We called for your attention and you responded. Members of Congress are starting to pay attention, and many media outlets quickly followed your lead. But that wasn’t enough. We needed more attention brought to an upcoming House vote on a sleeper provision tucked deep inside the National Defense Authorization Act (NDAA) that would be a new law for this president and all his successors to wage an endless worldwide war without any further consent of Congress.

The very problematic provision in the NDAA will be considered on House floor as early as Tuesday or Wednesday of next week and it is starting to receive the attention it deserves. Academics as well as lawmakers, who despite coming from different places on the political spectrum find themselves in agreement in opposing worldwide war.

Today, The Detroit News ran an op-ed from freshman Republican Rep. Justin Amash (R-Mich.), who was endorsed by the Tea Party, that addresses and opposes the House provision for worldwide authorization of use of military force:

Our Armed Forces are stretched thin across three theaters and constrained by a record deficit in Washington. And while we enter our 10th year of sacrificing blood and treasure to build democracies, a home-grown democratic revolution in the Arab world has overturned several dictatorships, largely without America’s help.

There has been no better time to regain our Constitutional balance and check the president’s war powers. Congress is a co-equal branch — and it should start acting like it.

In addition, this week Northwestern University law professor Joseph Margulies wrote in the The New Republic:

[T]he proposed AUMF authorizes a substantially greater role for the U.S. military than it had even at the height of the cold war: the use of force against an enemy the Obama administration considers it “neither possible nor advisable” to describe, anywhere in the world, without regard to whether the proposed targets had anything to do with September 11 or whether they threaten “future acts” against the United States. There is no end in sight. Whatever else may be true, this is not what the founders intended, and not what the nation has practiced.

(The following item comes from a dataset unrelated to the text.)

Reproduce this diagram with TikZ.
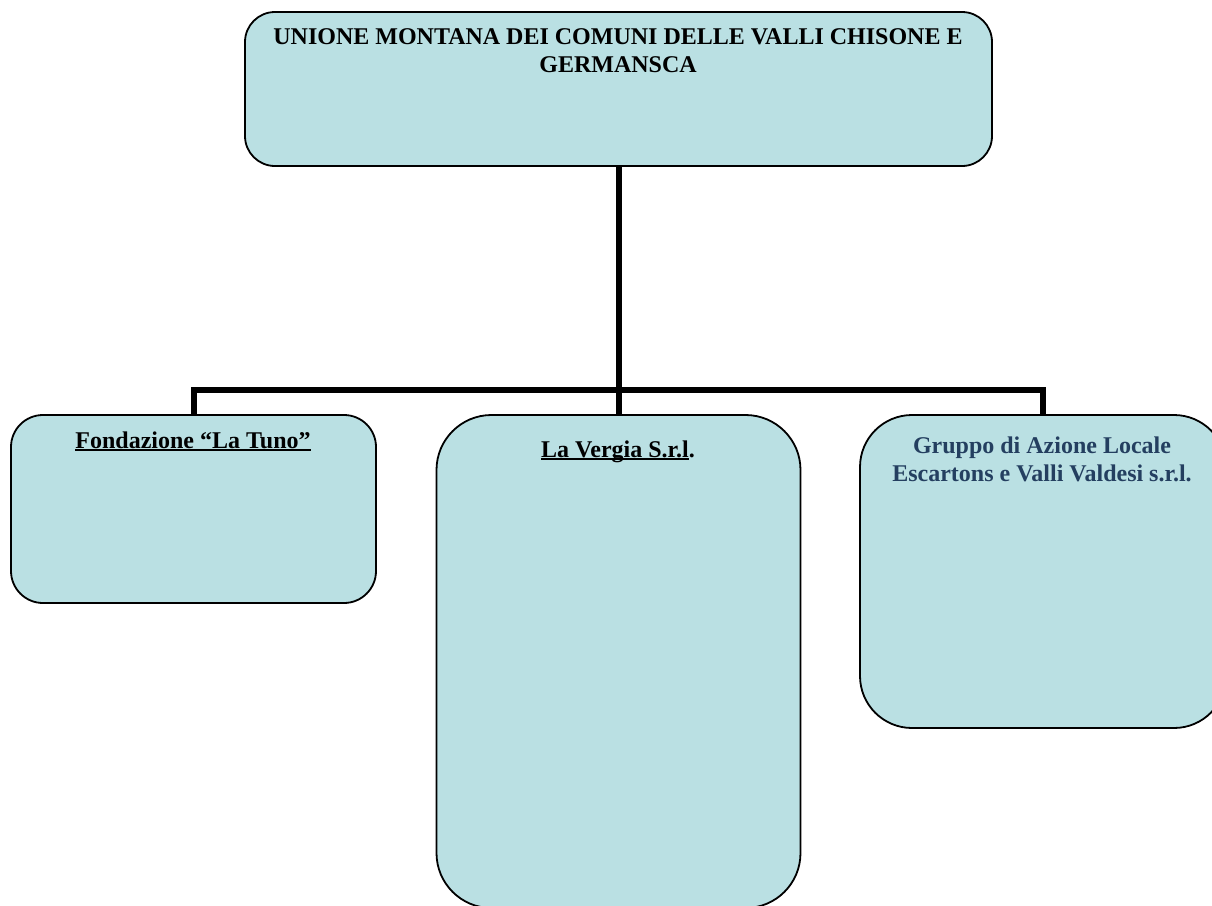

[N]early ten years after September 11, days after the death of Osama bin Laden, and in the absence of any imminent threat, Congress is poised to give President Obama and his successors substantially more authority to use force than it granted to President Bush only 72 hours after the attacks. It is an odd and distinctly un-American state of affairs when the clamor for war outpaces the war itself.

We often hear that the attacks of September 11 “changed everything.” It would be sad indeed if, among the things that collapsed and changed that day, was the salutary idea that we might be “a humble nation,” determined to “project the power for good that America can represent,” as Bush and Gore put it back in the 2000 debate. For these are not merely platitudes to be trotted out days before an election. They are the ideals that sustain us through adversity.

Your efforts to engage members of the media, academics and, most importantly our congressional lawmakers, are beginning to gain momentum—and we are all grateful for the leadership of House members of both parties in stepping up their opposition to this dangerous proposal. But we can’t stop now. We must continue to take action to oppose endless worldwide war.